Klemperer and his "Aryan" wife (hence his relatively privileged position and, ultimately, survival, compared with others designated as Jews by the Nazis) struggle to survive in an environment where the nation's resources are being heavily diverted to the fronts. He cheers on each rumor of an Allied advance and hopes to survive to see the day the Nazis finally "lose" the war (the pathos is almost unbearable without the reader knowing he will). Goebbels goes on the radio every other day and insists the prize goes not to who's ahead at the halfway mark but who breasts the tape first. Indeed, if it had not been for the shortages, the death camps, the merciless British bombers (a big "if," admittedly) Klemperer might have been waiting for the outcome of a critical, indeed life-and-death-involving sporting event. How much depended on that great game! How different the world would be if the losing side had been the winners.

I know how close to trivializing the horrific events of war what I'm saying may seem, especially for civilians who are victimized by it. But if evil can be banal, why should warfare not indeed be a kind of game, an "ultimate" sport that some people, if we are honest, yearn for? Think of the enthusiasm with which the populations of Europe signed up for the first world war, a murderous conflict that left civilians virtually untouched by comparison with the return match two decades later. In those early days of the war, they had the enthusiasm of fans gearing up for a European premier league championship match, only they were to be the players.

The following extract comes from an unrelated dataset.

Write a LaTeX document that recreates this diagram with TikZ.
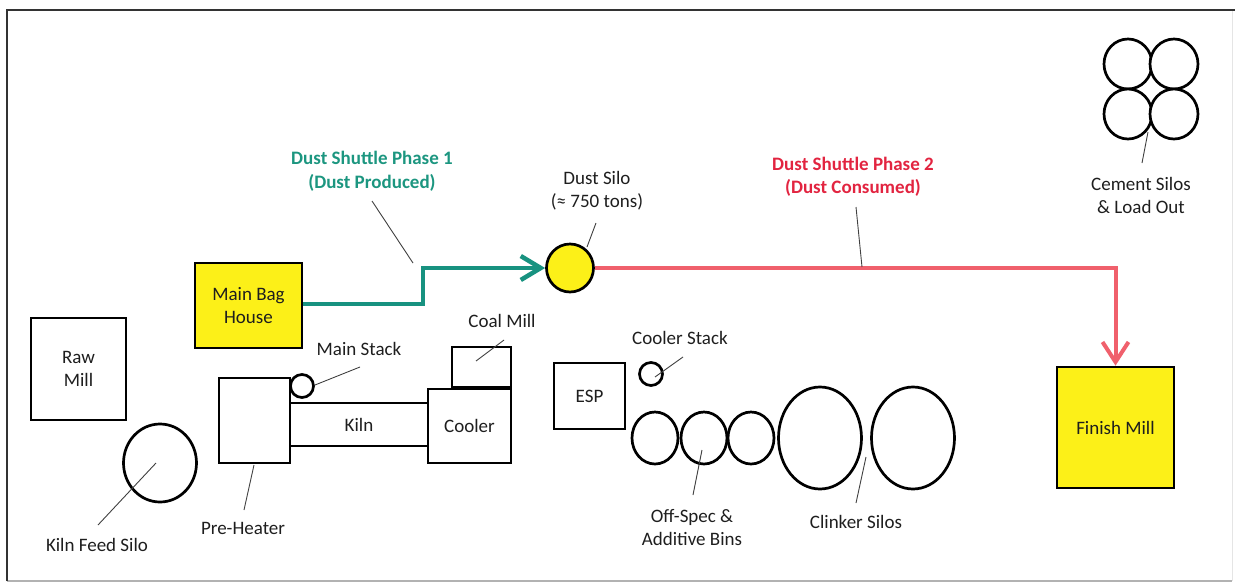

Nothing has changed since 1945, or 1914. We still wage war as if it were a game. We even name our wars beforehand, or at least give them epithets: "Shock and Awe," "Operation Defensive Shield." The militaries still plan and fight for "victory." If ending a brutal regime or toppling a legitimate one is the consequence, all well and good; the object is to win the game, and you do that by fielding the best team directed by the best managers. Meanwhile, the rest of us can do little but wait for the box scores and hope our team is ahead.

Even when the enemy is not available to fight on the field, when he attacks us "asymmetrically," as happened on 9/11, we still think in terms of conventional war, i.e. the game we know as war. We declare a "war on terror," as if we could fight a tactic the way we fight an army. We drone the enemy one by one, killing anyone near him as well, but we are at a loss to think in any other than the usual way about how to stop potential terrorists from perpetrating another attack on us. We fight "terror." It's as if we declared war on the soccer ball and by eliminating all soccer balls from the world we will end fan hooliganism.

War is vile. War of any kind, including the kind that takes place in bright interrogation rooms, is unthinkably horrific. War is, as one American pilot put it, a little girl calling for her mother as you rain down fire bombs and white phosphorus on both of them. War is humankind at its worst. War, as Heinrich Boell put it, is murder, pure and simple. It is not a game, unless what happened in the Roman Coliseum was a game or serial murder is a game. It's time we stopped pretending otherwise.